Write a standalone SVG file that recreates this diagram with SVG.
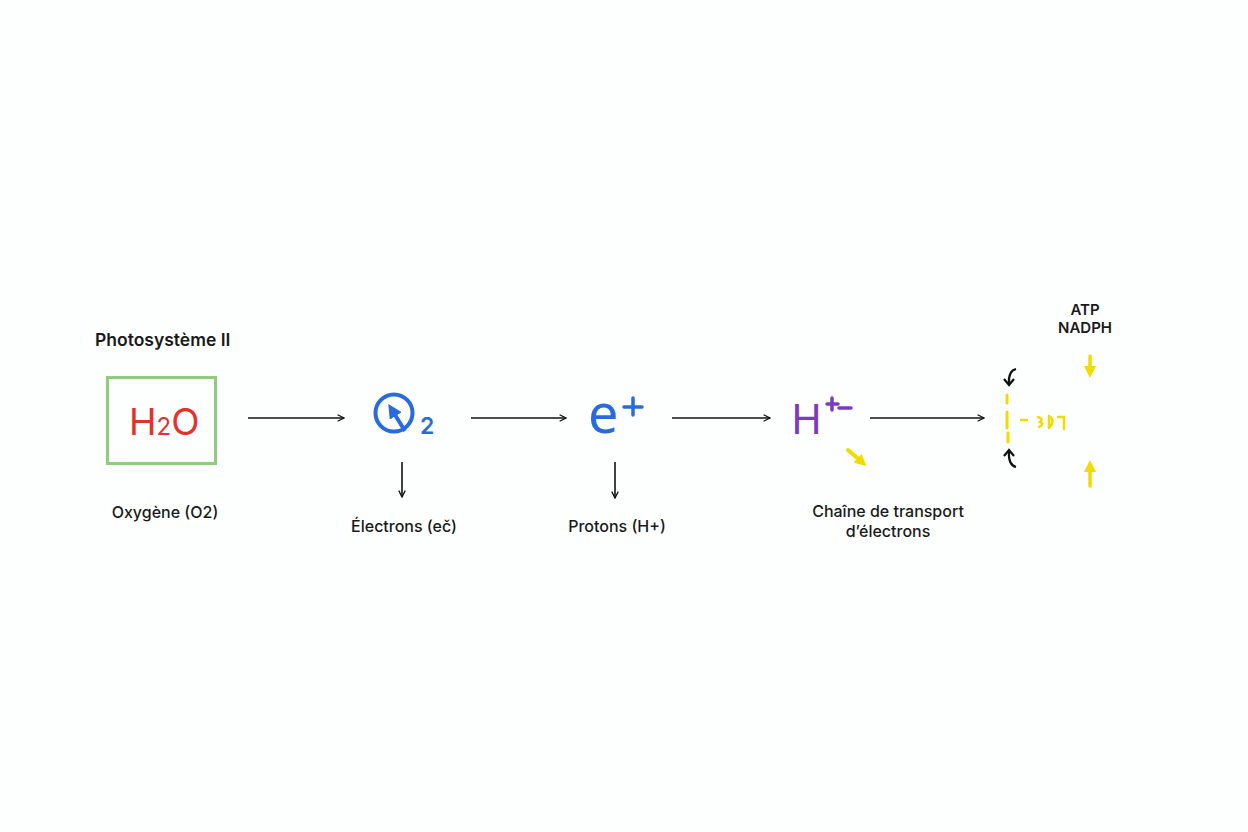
<svg xmlns="http://www.w3.org/2000/svg" width="1248" height="832" viewBox="0 0 1248 832">
<defs>
<style>
.lbl{font-family:Inter,"Liberation Sans",sans-serif;font-size:16px;font-weight:500;fill:#1a1a1a}
.bold{font-weight:600}
.conn{stroke:#111;stroke-width:1.6;fill:none}
.yel{stroke:#f2dc00;stroke-linecap:round;fill:none}
</style>
<marker id="open" viewBox="0 0 10 10" refX="9" refY="5" markerWidth="8" markerHeight="8" markerUnits="userSpaceOnUse" orient="auto">
<path d="M1,1 L9,5 L1,9" fill="none" stroke="#111" stroke-width="1.6"/>
</marker>
<marker id="yhead" viewBox="0 0 10 10" refX="5" refY="5" markerWidth="12" markerHeight="12" markerUnits="userSpaceOnUse" orient="auto">
<path d="M0,0 L10,5 L0,10 Z" fill="#f2dc00"/>
</marker>
<marker id="bhead" viewBox="0 0 10 10" refX="5" refY="5" markerWidth="14" markerHeight="14" markerUnits="userSpaceOnUse" orient="auto">
<path d="M0,0 L10,5 L0,10 Z" fill="#2a6ae0"/>
</marker>
</defs>
<rect width="1248" height="832" fill="#fdfefe"/>

<g id="connectors">
<line class="conn" x1="248" y1="418" x2="344" y2="418" marker-end="url(#open)"/>
<line class="conn" x1="471" y1="418" x2="566" y2="418" marker-end="url(#open)"/>
<line class="conn" x1="672" y1="418" x2="770" y2="418" marker-end="url(#open)"/>
<line class="conn" x1="870" y1="418" x2="984" y2="418" marker-end="url(#open)"/>
<line class="conn" x1="402" y1="462" x2="402" y2="497" marker-end="url(#open)"/>
<line class="conn" x1="615" y1="462" x2="615" y2="498" marker-end="url(#open)"/>
<line class="yel" stroke-width="4" x1="848" y1="450" x2="862" y2="462" marker-end="url(#yhead)"/>
</g>

<g id="photosysteme">
<text class="lbl bold" x="95" y="346" style="font-size:17.5px">Photosystème II</text>
</g>

<g id="h2o">
<rect x="107.5" y="377.5" width="108" height="86" fill="none" stroke="#8fcc80" stroke-width="3"/>
<text x="129" y="435" font-family="Inter,'Liberation Sans',sans-serif" font-size="37" fill="#e8302a">H<tspan font-size="24">2</tspan>O</text>
</g>

<g id="oxygene">
<text class="lbl" x="165" y="518" text-anchor="middle">Oxygène (O2)</text>
</g>

<g id="o2">
<circle cx="394" cy="413" r="18.5" fill="none" stroke="#2a6ae0" stroke-width="4"/>
<line x1="405" y1="431" x2="392" y2="410" stroke="#2a6ae0" stroke-width="4" marker-end="url(#bhead)"/>
<text x="420" y="434" font-family="Inter,'Liberation Sans',sans-serif" font-size="23" font-weight="600" fill="#2a6ae0">2</text>
</g>

<g id="electrons">
<text class="lbl" x="404" y="532" text-anchor="middle">Électrons (eč)</text>
</g>

<g id="eplus">
<text x="588" y="433" font-family="'Noto Sans',sans-serif" font-size="54" fill="#2a6ae0">e</text>
<path d="M624,407 H642 M633,398 V415" stroke="#2a6ae0" stroke-width="3.5" stroke-linecap="round"/>
</g>

<g id="protons">
<text class="lbl" x="617" y="532" text-anchor="middle">Protons (H+)</text>
</g>

<g id="hplus">
<text x="791" y="434" font-family="'Noto Sans',sans-serif" font-size="42" fill="#7a3bbf">H</text>
<path d="M827,404 H838 M832,398 V410 M839,408 H851" stroke="#7a3bbf" stroke-width="3.5" stroke-linecap="round" fill="none"/>
</g>

<g id="chaine">
<text class="lbl" x="888" y="517" text-anchor="middle">Chaîne de transport</text>
<text class="lbl" x="888" y="537" text-anchor="middle">d’électrons</text>
</g>

<g id="atp">
<text class="lbl bold" x="1085" y="315" text-anchor="middle" style="font-size:15px">ATP</text>
<text class="lbl bold" x="1085" y="333" text-anchor="middle" style="font-size:15px">NADPH</text>
</g>

<g id="synthase">
<path d="M1016,369 Q1008,371 1009,384" stroke="#111" stroke-width="2.2" fill="none"/>
<path d="M1004,379 L1009,385 L1014,379" stroke="#111" stroke-width="2.2" fill="none"/>
<path d="M1016,467 Q1008,465 1009,451" stroke="#111" stroke-width="2.2" fill="none"/>
<path d="M1004,456 L1009,450 L1014,456" stroke="#111" stroke-width="2.2" fill="none"/>
<path class="yel" stroke-width="3" d="M1007,395 V403 M1007,412 V428 M1008,433 V442"/>
<path class="yel" stroke-width="2.5" d="M1021,420 H1027 M1038,417 Q1044,419 1040,422 Q1045,424 1039,427 M1049,416 V428 M1049,416 Q1056,420 1049,428 M1058,417 L1064,417 L1064,429"/>
<line class="yel" stroke-width="3.5" x1="1090" y1="356" x2="1090" y2="372" marker-end="url(#yhead)"/>
<line class="yel" stroke-width="3.5" x1="1090" y1="486" x2="1090" y2="466" marker-end="url(#yhead)"/>
</g>
</svg>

################

What you will do = Copy all the lines of data exactly as they appear, dropping any images.

Exercise solution =
Write a standalone SVG file that recreates this diagram with SVG.
<svg xmlns="http://www.w3.org/2000/svg" width="1248" height="832" viewBox="0 0 1248 832">
<defs>
<style>
.lbl{font-family:Inter,"Liberation Sans",sans-serif;font-size:16px;font-weight:500;fill:#1a1a1a}
.bold{font-weight:600}
.conn{stroke:#111;stroke-width:1.6;fill:none}
.yel{stroke:#f2dc00;stroke-linecap:round;fill:none}
</style>
<marker id="open" viewBox="0 0 10 10" refX="9" refY="5" markerWidth="8" markerHeight="8" markerUnits="userSpaceOnUse" orient="auto">
<path d="M1,1 L9,5 L1,9" fill="none" stroke="#111" stroke-width="1.6"/>
</marker>
<marker id="yhead" viewBox="0 0 10 10" refX="5" refY="5" markerWidth="12" markerHeight="12" markerUnits="userSpaceOnUse" orient="auto">
<path d="M0,0 L10,5 L0,10 Z" fill="#f2dc00"/>
</marker>
<marker id="bhead" viewBox="0 0 10 10" refX="5" refY="5" markerWidth="14" markerHeight="14" markerUnits="userSpaceOnUse" orient="auto">
<path d="M0,0 L10,5 L0,10 Z" fill="#2a6ae0"/>
</marker>
</defs>
<rect width="1248" height="832" fill="#fdfefe"/>

<g id="connectors">
<line class="conn" x1="248" y1="418" x2="344" y2="418" marker-end="url(#open)"/>
<line class="conn" x1="471" y1="418" x2="566" y2="418" marker-end="url(#open)"/>
<line class="conn" x1="672" y1="418" x2="770" y2="418" marker-end="url(#open)"/>
<line class="conn" x1="870" y1="418" x2="984" y2="418" marker-end="url(#open)"/>
<line class="conn" x1="402" y1="462" x2="402" y2="497" marker-end="url(#open)"/>
<line class="conn" x1="615" y1="462" x2="615" y2="498" marker-end="url(#open)"/>
<line class="yel" stroke-width="4" x1="848" y1="450" x2="862" y2="462" marker-end="url(#yhead)"/>
</g>

<g id="photosysteme">
<text class="lbl bold" x="95" y="346" style="font-size:17.5px">Photosystème II</text>
</g>

<g id="h2o">
<rect x="107.5" y="377.5" width="108" height="86" fill="none" stroke="#8fcc80" stroke-width="3"/>
<text x="129" y="435" font-family="Inter,'Liberation Sans',sans-serif" font-size="37" fill="#e8302a">H<tspan font-size="24">2</tspan>O</text>
</g>

<g id="oxygene">
<text class="lbl" x="165" y="518" text-anchor="middle">Oxygène (O2)</text>
</g>

<g id="o2">
<circle cx="394" cy="413" r="18.5" fill="none" stroke="#2a6ae0" stroke-width="4"/>
<line x1="405" y1="431" x2="392" y2="410" stroke="#2a6ae0" stroke-width="4" marker-end="url(#bhead)"/>
<text x="420" y="434" font-family="Inter,'Liberation Sans',sans-serif" font-size="23" font-weight="600" fill="#2a6ae0">2</text>
</g>

<g id="electrons">
<text class="lbl" x="404" y="532" text-anchor="middle">Électrons (eč)</text>
</g>

<g id="eplus">
<text x="588" y="433" font-family="'Noto Sans',sans-serif" font-size="54" fill="#2a6ae0">e</text>
<path d="M624,407 H642 M633,398 V415" stroke="#2a6ae0" stroke-width="3.5" stroke-linecap="round"/>
</g>

<g id="protons">
<text class="lbl" x="617" y="532" text-anchor="middle">Protons (H+)</text>
</g>

<g id="hplus">
<text x="791" y="434" font-family="'Noto Sans',sans-serif" font-size="42" fill="#7a3bbf">H</text>
<path d="M827,404 H838 M832,398 V410 M839,408 H851" stroke="#7a3bbf" stroke-width="3.5" stroke-linecap="round" fill="none"/>
</g>

<g id="chaine">
<text class="lbl" x="888" y="517" text-anchor="middle">Chaîne de transport</text>
<text class="lbl" x="888" y="537" text-anchor="middle">d’électrons</text>
</g>

<g id="atp">
<text class="lbl bold" x="1085" y="315" text-anchor="middle" style="font-size:15px">ATP</text>
<text class="lbl bold" x="1085" y="333" text-anchor="middle" style="font-size:15px">NADPH</text>
</g>

<g id="synthase">
<path d="M1016,369 Q1008,371 1009,384" stroke="#111" stroke-width="2.2" fill="none"/>
<path d="M1004,379 L1009,385 L1014,379" stroke="#111" stroke-width="2.2" fill="none"/>
<path d="M1016,467 Q1008,465 1009,451" stroke="#111" stroke-width="2.2" fill="none"/>
<path d="M1004,456 L1009,450 L1014,456" stroke="#111" stroke-width="2.2" fill="none"/>
<path class="yel" stroke-width="3" d="M1007,395 V403 M1007,412 V428 M1008,433 V442"/>
<path class="yel" stroke-width="2.5" d="M1021,420 H1027 M1038,417 Q1044,419 1040,422 Q1045,424 1039,427 M1049,416 V428 M1049,416 Q1056,420 1049,428 M1058,417 L1064,417 L1064,429"/>
<line class="yel" stroke-width="3.5" x1="1090" y1="356" x2="1090" y2="372" marker-end="url(#yhead)"/>
<line class="yel" stroke-width="3.5" x1="1090" y1="486" x2="1090" y2="466" marker-end="url(#yhead)"/>
</g>
</svg>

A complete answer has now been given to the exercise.